December 16th, 2009 · No Comments · Uncategorized

By Tracy Dingmann

Here we go again.

On Tuesday, the Albuquerque Journal ran last year’s elementary student proficiency test scores, broken down by classroom teacher name. The Journal ran a short story in its print edition that day and then published all of the actual numbers

This is the second time the Journal has published these scores in this way. I have complained before (here and here) about the journalistic reasoning behind this kind of meaningless information dump (as have others). My disdain stems from the fact that these numbers tell us very little about actual teacher performance.

I realize that President Barack Obama and his Education Secretary Arne Duncan have said they want to link teacher evaluations to student performance when deciding which states will get a piece of the federal education stimulus fund called “Race To The Top.”

But there’s a real problem with the instrument that’s being used to measure this so-called link. The scores are based on tests that students took last April.
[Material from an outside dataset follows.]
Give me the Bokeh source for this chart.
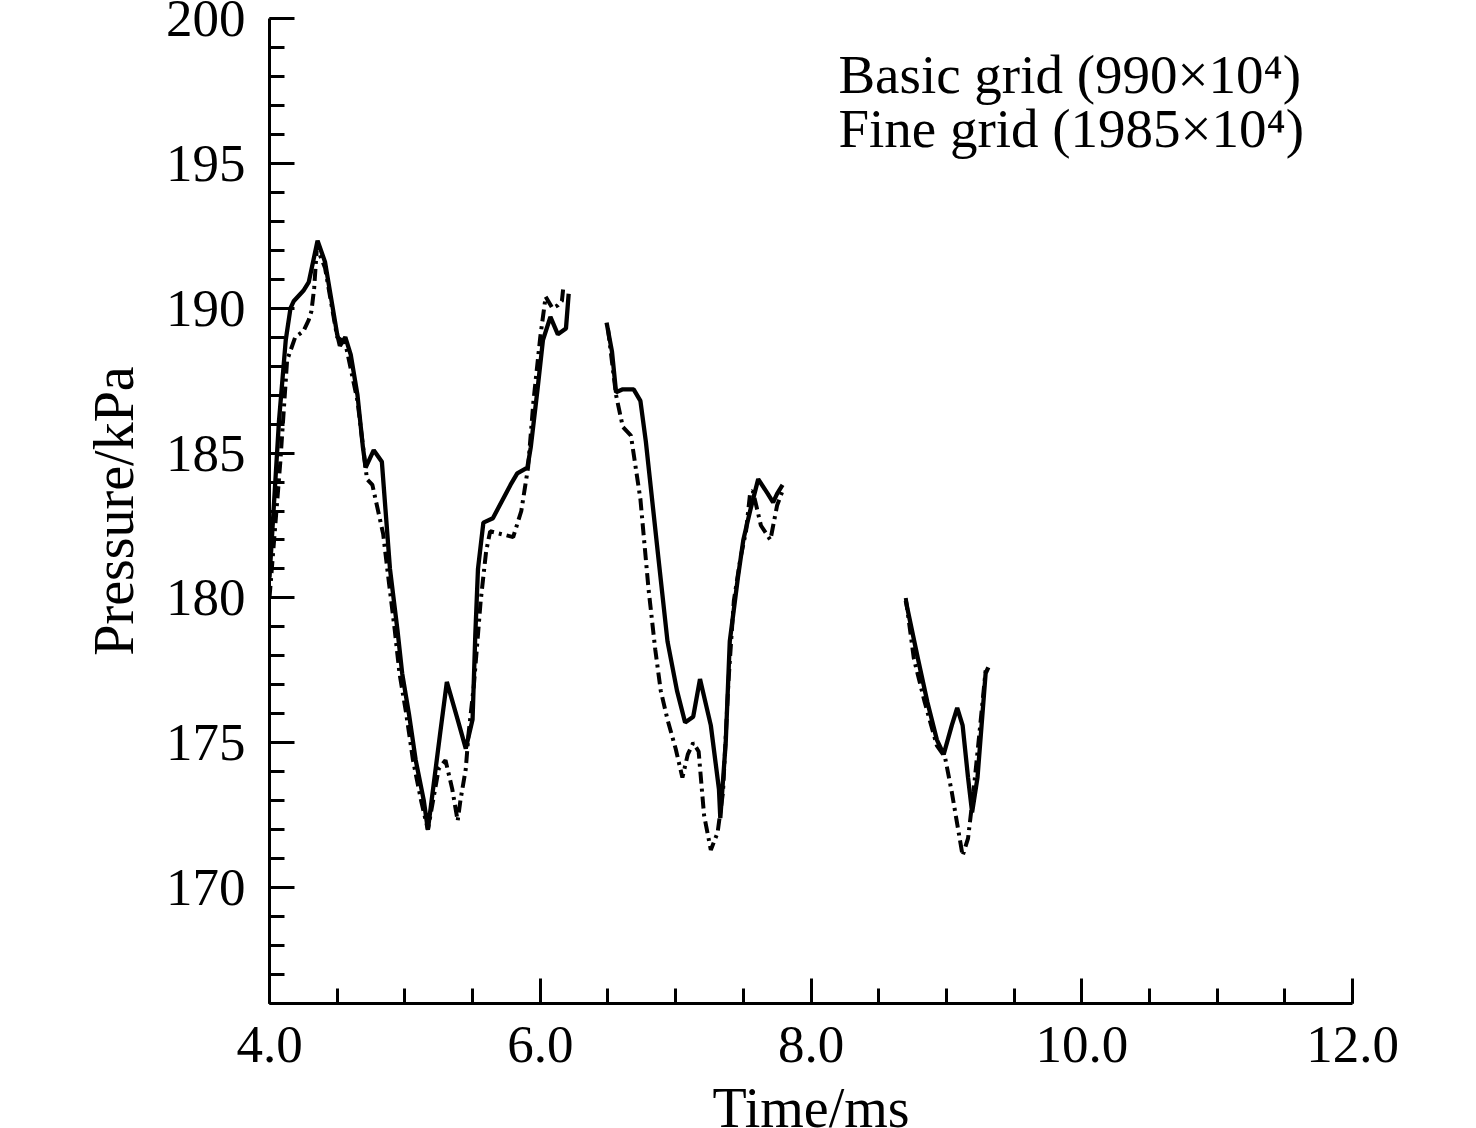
import math
from bokeh.plotting import figure
from bokeh.models import SingleIntervalTicker, PrintfTickFormatter, Label, Range1d
from bokeh.embed import file_html
from bokeh.resources import INLINE

NaN = float("nan")

# Basic grid (990x10^4) - solid line, three segments
basic_t1 = [4.00, 4.07, 4.12, 4.155, 4.18, 4.25, 4.29, 4.355, 4.41, 4.50, 4.52, 4.56, 4.60,
            4.65, 4.69, 4.71, 4.77, 4.83, 4.89, 4.945, 4.98, 5.03, 5.08, 5.14, 5.17, 5.26,
            5.31, 5.39, 5.45, 5.50, 5.52, 5.54, 5.58, 5.65, 5.78, 5.83, 5.905, 5.93, 5.98,
            6.02, 6.075, 6.13, 6.19, 6.21]
basic_p1 = [180.7, 186.1, 188.9, 190.0, 190.25, 190.6, 190.9, 192.33, 191.6, 189.1, 188.7, 189.0, 188.4,
            187.0, 185.2, 184.5, 185.1, 184.7, 181.0, 178.9, 177.4, 176.0, 174.4, 173.0, 172.0, 175.3,
            177.1, 175.8, 174.8, 175.8, 178.7, 181.0, 182.6, 182.75, 183.9, 184.3, 184.5, 185.2, 187.2,
            188.9, 189.7, 189.1, 189.3, 190.5]
basic_t2 = [6.49, 6.53, 6.56, 6.61, 6.69, 6.74, 6.78, 6.87, 6.94, 7.01, 7.07, 7.13, 7.18, 7.26,
            7.32, 7.33, 7.37, 7.40, 7.46, 7.50, 7.55, 7.61, 7.68, 7.72, 7.75, 7.79]
basic_p2 = [189.5, 188.5, 187.1, 187.2, 187.2, 186.8, 185.4, 181.5, 178.5, 176.8, 175.7, 175.9, 177.2, 175.6,
            173.4, 172.4, 175.0, 178.5, 180.7, 182.0, 183.0, 184.1, 183.6, 183.3, 183.6, 183.9]
basic_t3 = [8.70, 8.79, 8.86, 8.93, 8.98, 9.04, 9.08, 9.12, 9.16, 9.19, 9.23, 9.29, 9.31]
basic_p3 = [179.9, 177.9, 176.4, 175.1, 174.6, 175.6, 176.2, 175.6, 173.8, 172.6, 173.8, 177.4, 177.6]

# Fine grid (1985x10^4) - dash-dot line, three segments
fine_t1 = [4.00, 4.08, 4.13, 4.19, 4.25, 4.29, 4.31, 4.33, 4.35, 4.41, 4.50, 4.56, 4.65, 4.72,
           4.76, 4.84, 4.87, 4.925, 4.96, 5.01, 5.06, 5.12, 5.17, 5.25, 5.30, 5.35, 5.39, 5.41,
           5.45, 5.47, 5.51, 5.56, 5.60, 5.63, 5.80, 5.86, 5.89, 5.91, 5.95, 6.00, 6.04, 6.09,
           6.13, 6.16, 6.17]
fine_p1 = [180.0, 184.7, 188.2, 189.0, 189.2, 189.6, 189.9, 190.7, 192.1, 191.4, 189.0, 188.8, 186.8, 184.1,
           183.9, 182.2, 181.0, 178.9, 177.4, 176.0, 174.4, 173.0, 172.0, 174.1, 174.4, 173.4, 172.3, 173.0,
           174.1, 175.3, 177.0, 179.9, 181.6, 182.3, 182.1, 183.0, 183.9, 184.5, 186.8, 189.0, 190.4, 190.0,
           190.1, 190.25, 190.7]
fine_t2 = [6.50, 6.56, 6.61, 6.67, 6.74, 6.80, 6.85, 6.89, 6.94, 7.00, 7.05, 7.09, 7.13, 7.17,
           7.21, 7.26, 7.31, 7.35, 7.39, 7.43, 7.48, 7.52, 7.55, 7.57, 7.63, 7.70, 7.75, 7.79]
fine_p2 = [189.3, 187.0, 185.9, 185.6, 183.4, 180.3, 178.2, 176.8, 175.8, 174.8, 173.8, 174.6, 175.0, 174.7,
           172.5, 171.3, 171.9, 173.3, 177.1, 179.9, 181.4, 182.3, 183.6, 183.7, 182.5, 182.0, 183.2, 183.7]
fine_t3 = [8.70, 8.76, 8.84, 8.93, 8.99, 9.04, 9.08, 9.12, 9.16, 9.20, 9.25, 9.29]
fine_p3 = [180.0, 177.9, 176.4, 174.9, 174.5, 173.3, 172.2, 171.1, 171.7, 173.3, 175.6, 177.5]

legend_labels = ["Basic grid (990×10⁴)", "Fine grid (1985×10⁴)"]
x_label = "Time/ms"
y_label = "Pressure/kPa"


def join(*segs):
    out = []
    for i, s in enumerate(segs):
        if i:
            out.append(NaN)
        out.extend(s)
    return out


FONT = "Liberation Serif"

p = figure(width=1448, height=1146, x_range=Range1d(4, 12), y_range=Range1d(166, 200),
           output_backend="svg", toolbar_location=None,
           min_border_left=269, min_border_top=18, min_border_right=96, min_border_bottom=143)
p.outline_line_color = None
p.grid.visible = False
p.background_fill_color = "white"
p.border_fill_color = "white"

p.line(join(fine_t1, fine_t2, fine_t3), join(fine_p1, fine_p2, fine_p3),
       line_color="black", line_width=4, line_dash="12 5 3 5")
p.line(join(basic_t1, basic_t2, basic_t3), join(basic_p1, basic_p2, basic_p3),
       line_color="black", line_width=4.3)

p.xaxis.ticker = SingleIntervalTicker(interval=2, num_minor_ticks=4)
p.yaxis.ticker = SingleIntervalTicker(interval=5, num_minor_ticks=5)
p.xaxis.formatter = PrintfTickFormatter(format="%.1f")
p.xaxis.axis_label = x_label
p.yaxis.axis_label = y_label

for ax in (p.xaxis, p.yaxis):
    ax.axis_line_width = 3
    ax.axis_line_color = "black"
    ax.major_tick_line_width = 3
    ax.minor_tick_line_width = 3
    ax.major_tick_line_color = "black"
    ax.minor_tick_line_color = "black"
    ax.major_tick_in = 25
    ax.major_tick_out = 0
    ax.minor_tick_in = 15
    ax.minor_tick_out = 0
    ax.major_label_text_font = FONT
    ax.major_label_text_font_size = "53px"
    ax.major_label_text_color = "black"
    ax.axis_label_text_font = FONT
    ax.axis_label_text_font_size = "56px"
    ax.axis_label_text_font_style = "normal"
    ax.axis_label_text_color = "black"

p.xaxis.major_label_standoff = 23
p.xaxis.axis_label_standoff = 12
p.yaxis.major_label_standoff = 24
p.yaxis.axis_label_standoff = 18

legend_x = [8.2025, 8.2025]
legend_y = [198.07, 196.20]
for txt, lx, ly in zip(legend_labels, legend_x, legend_y):
    p.add_layout(Label(x=lx, y=ly, text=txt, text_font=FONT, text_font_size="55px",
                       text_color="black", text_baseline="alphabetic", text_align="left"))

open("out.html", "w").write(file_html(p, INLINE))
How were the students doing when they came into that classroom? How were they doing when they left?

The Journal’s own story accompanying the release of the test scores is basically a giant disclaimer about the value of the information.

From the story:

“Measuring teacher success by student achievement is a good idea, but static data won’t do the job, said Candace Crawford, a teacher quality associate at the Washington D.C. – based advocacy group Education Trust (emphasis mine.)

Crawford said a system can measure teacher effectiveness only if it looks at “value-added” data that measure how a cohort, or single group of students grows more proficient over time.

And this:

APS Superintendent Winston Brooks said he is also skeptical that the single-year data can shed much light on teacher quality.

“I think we have to look at it cautiously,” he said. “The thing I always say about this is that when I was a principal, I typically put my very best teachers with my kids that were hardest to teach.”

And also this:

“That one score doesn’t tell you what’s going on in that classroom every day, who the students were when they entered the classroom, how much they’ve grown, what other talents have developed that can’t be tested with such a limited instrument,” Albuquerque Teacher’s Federation president Ellen Bernstein said.

Indeed.  So why publish this data at all? Because you can? That reason’s not good enough.

Dumping a bunch of test scores on your readers is worthless unless you can provide some kind of reason about why they might be the least bit meaningful. Or not.

I would love to see that kind of analysis here. But I don’t. So do us a favor and skip the numbers until you can tell us what part they really play in student achievement and teacher performance.